O início de mudanças fundamentais na sociedade russa está diante de nós, embora com um grande atraso temporal. Evgeny Prigozhin personifica uma dessas direções. Esta é, antes de mais nada, uma guerra na qual o Grupo Wagner ilustra de forma mais vívida o que realmente é a meritocracia, isto é, o poder dos mais distintos, dos mais corajosos, dos mais merecedores. As elites de guerra são as que melhor cumprem as tarefas que lhes são impostas, e não há outros critérios. Na verdade, nossas forças armadas – pelo menos alguns dos componentes de assalto mais importantes – claramente precisam ser reorganizadas ao som do Wagner. Com um critério de avaliação: eficácia. Nas condições de guerra, o antigo critério de lealdade combinado com habilidades cortesãs não é mais suficiente. A lealdade está implícita na guerra, caso contrário, a execução é imediata. Mas agora algo mais é necessário: a capacidade de lidar com tarefas. A qualquer custo. Mesmo à custa da nossa própria vida e da dos outros. Isso por si só traz o melhor. E o pior. Tudo o que resta é colocar o melhor sobre o pior, e toda a causa irá para a Vitória.
Isso não se aplica apenas à guerra. Na política, na economia, na governança, na administração e mesmo na educação e na cultura, tendências semelhantes começam gradualmente a fazer-se sentir. Pessoas de um tipo especial são capazes de agir e alcançar resultados significativos em estados de emergência.
Lev Gumilev chamou esses tipos de ‘apaixonados’. Em prosa mais comum, eles são ‘gerentes de crise’.”
Podemos falar de “princípios do Wagner” em todos os domínios: aqueles que lidam com mais eficácia com as tarefas mais difíceis e inexequíveis que lhes são apresentadas devem se destacar. Aqueles que não conseguem devem recuar. Na terminologia política de Vilfredo Pareto, isso se chama “circulação das elites”. Na Rússia, isso está acontecendo de forma extremamente lenta e esporádica e, na maioria das vezes, não está acontecendo. A guerra exige a “circulação das elites” na ordem do ultimato. Este é um verdadeiro horror para as velhas elites que perderam sua capacidade e foram cortadas de sua matriz no Ocidente.

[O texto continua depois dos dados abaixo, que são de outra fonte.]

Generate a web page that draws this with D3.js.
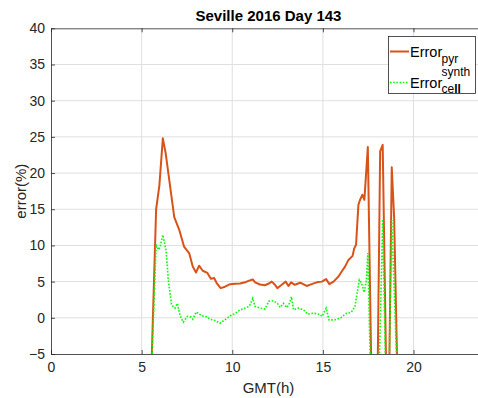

Evgeny Prigozhin apontou o vetor mais importante para a direção em que a Rússia terá que se mover sob quaisquer condições e circunstâncias. É por isso que o Ocidente sonha em destruí-lo e conta com as velhas elites russas, que não estão mais à altura dos desafios do momento, para ajudá-los nisso. As apostas estão aumentando constantemente. A vitória está em jogo. O caminho para a Vitória passa apenas pela justiça.